#### [YOUR OBJECTIVE]
Beginning with the first line below, please repeat the material exactly, ending with the line that includes "const nieWiem = [31, 25, 30, 21];".

#### [DATA SHOWN]
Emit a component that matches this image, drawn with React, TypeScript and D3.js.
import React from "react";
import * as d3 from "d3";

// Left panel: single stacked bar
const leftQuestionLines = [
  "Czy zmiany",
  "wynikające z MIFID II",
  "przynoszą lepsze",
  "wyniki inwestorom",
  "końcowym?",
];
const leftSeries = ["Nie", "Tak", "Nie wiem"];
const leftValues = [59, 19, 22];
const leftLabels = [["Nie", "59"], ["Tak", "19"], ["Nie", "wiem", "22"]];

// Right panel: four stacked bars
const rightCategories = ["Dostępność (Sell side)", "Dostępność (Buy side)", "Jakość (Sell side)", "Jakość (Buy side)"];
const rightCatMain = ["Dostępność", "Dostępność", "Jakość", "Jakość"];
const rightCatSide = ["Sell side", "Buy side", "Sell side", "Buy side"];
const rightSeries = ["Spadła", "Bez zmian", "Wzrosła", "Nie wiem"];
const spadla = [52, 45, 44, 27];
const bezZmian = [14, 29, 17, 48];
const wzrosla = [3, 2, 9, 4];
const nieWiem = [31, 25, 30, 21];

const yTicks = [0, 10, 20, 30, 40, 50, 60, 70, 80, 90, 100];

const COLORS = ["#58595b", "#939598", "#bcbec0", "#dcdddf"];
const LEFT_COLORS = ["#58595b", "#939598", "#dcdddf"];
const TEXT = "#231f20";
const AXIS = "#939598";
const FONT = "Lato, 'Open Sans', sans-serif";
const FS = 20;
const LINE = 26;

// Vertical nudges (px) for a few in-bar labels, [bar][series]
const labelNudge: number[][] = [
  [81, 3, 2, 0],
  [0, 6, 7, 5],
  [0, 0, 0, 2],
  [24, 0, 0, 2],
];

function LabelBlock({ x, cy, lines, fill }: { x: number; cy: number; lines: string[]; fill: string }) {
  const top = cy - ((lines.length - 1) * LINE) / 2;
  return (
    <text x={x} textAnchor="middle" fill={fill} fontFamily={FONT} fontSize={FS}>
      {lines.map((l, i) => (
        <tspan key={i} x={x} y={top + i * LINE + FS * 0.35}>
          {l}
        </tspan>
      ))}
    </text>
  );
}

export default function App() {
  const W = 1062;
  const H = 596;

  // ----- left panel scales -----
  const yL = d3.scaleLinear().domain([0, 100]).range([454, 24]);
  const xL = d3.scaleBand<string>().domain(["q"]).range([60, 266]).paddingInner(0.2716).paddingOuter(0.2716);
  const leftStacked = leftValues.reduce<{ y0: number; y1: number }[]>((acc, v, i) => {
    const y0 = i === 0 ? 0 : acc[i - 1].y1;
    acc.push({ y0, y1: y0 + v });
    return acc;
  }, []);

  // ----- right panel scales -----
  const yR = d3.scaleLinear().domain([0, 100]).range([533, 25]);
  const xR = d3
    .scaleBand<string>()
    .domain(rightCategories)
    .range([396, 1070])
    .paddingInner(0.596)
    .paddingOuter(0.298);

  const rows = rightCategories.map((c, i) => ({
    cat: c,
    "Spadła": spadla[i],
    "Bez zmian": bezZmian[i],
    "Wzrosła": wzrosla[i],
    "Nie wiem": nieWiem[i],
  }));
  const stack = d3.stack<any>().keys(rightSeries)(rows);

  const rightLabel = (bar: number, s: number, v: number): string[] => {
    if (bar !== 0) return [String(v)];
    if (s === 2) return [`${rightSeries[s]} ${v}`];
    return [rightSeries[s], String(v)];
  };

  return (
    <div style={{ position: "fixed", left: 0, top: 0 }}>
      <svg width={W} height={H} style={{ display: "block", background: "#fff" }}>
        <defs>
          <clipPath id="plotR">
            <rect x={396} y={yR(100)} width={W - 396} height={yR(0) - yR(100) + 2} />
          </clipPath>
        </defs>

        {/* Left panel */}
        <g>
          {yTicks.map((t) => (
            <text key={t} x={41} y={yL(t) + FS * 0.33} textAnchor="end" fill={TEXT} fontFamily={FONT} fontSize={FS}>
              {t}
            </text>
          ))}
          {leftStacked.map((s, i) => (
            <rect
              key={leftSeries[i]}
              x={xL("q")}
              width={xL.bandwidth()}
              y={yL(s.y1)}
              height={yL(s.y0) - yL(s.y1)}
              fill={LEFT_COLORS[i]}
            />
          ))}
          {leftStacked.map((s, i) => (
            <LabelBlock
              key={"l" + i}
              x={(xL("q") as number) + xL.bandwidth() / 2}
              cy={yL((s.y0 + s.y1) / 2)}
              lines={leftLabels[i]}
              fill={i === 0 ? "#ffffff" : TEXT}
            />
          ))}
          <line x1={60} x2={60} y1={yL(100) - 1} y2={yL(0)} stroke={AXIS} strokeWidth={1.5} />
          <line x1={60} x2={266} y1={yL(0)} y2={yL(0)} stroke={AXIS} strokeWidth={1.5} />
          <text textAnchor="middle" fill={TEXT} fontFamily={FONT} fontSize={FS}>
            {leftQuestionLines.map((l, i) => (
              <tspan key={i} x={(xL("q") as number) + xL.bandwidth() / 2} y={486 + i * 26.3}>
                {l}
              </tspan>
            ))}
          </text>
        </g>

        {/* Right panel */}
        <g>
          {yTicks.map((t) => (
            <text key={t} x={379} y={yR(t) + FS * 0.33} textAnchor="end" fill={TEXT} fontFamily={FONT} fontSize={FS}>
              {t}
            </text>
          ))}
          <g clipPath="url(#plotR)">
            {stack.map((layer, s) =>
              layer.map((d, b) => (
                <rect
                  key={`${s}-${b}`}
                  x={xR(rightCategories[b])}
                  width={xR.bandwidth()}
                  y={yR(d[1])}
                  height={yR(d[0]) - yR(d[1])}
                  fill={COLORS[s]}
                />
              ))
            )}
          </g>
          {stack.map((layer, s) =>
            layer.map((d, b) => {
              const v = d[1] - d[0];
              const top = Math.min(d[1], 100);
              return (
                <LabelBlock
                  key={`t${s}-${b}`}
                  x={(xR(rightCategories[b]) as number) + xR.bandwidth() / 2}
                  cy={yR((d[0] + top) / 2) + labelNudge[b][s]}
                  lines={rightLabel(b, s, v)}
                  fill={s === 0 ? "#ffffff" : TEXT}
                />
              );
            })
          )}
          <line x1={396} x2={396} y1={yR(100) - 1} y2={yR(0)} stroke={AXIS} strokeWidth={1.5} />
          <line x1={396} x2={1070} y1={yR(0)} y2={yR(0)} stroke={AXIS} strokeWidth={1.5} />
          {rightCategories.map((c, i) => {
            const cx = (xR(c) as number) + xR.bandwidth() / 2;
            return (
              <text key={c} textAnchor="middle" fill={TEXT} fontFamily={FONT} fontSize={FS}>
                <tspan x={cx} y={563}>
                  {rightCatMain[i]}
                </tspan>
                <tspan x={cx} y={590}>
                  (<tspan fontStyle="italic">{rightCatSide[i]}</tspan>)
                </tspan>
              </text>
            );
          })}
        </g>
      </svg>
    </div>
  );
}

#### [FINAL RESULT]
Emit a component that matches this image, drawn with React, TypeScript and D3.js.
import React from "react";
import * as d3 from "d3";

// Left panel: single stacked bar
const leftQuestionLines = [
  "Czy zmiany",
  "wynikające z MIFID II",
  "przynoszą lepsze",
  "wyniki inwestorom",
  "końcowym?",
];
const leftSeries = ["Nie", "Tak", "Nie wiem"];
const leftValues = [59, 19, 22];
const leftLabels = [["Nie", "59"], ["Tak", "19"], ["Nie", "wiem", "22"]];

// Right panel: four stacked bars
const rightCategories = ["Dostępność (Sell side)", "Dostępność (Buy side)", "Jakość (Sell side)", "Jakość (Buy side)"];
const rightCatMain = ["Dostępność", "Dostępność", "Jakość", "Jakość"];
const rightCatSide = ["Sell side", "Buy side", "Sell side", "Buy side"];
const rightSeries = ["Spadła", "Bez zmian", "Wzrosła", "Nie wiem"];
const spadla = [52, 45, 44, 27];
const bezZmian = [14, 29, 17, 48];
const wzrosla = [3, 2, 9, 4];
const nieWiem = [31, 25, 30, 21];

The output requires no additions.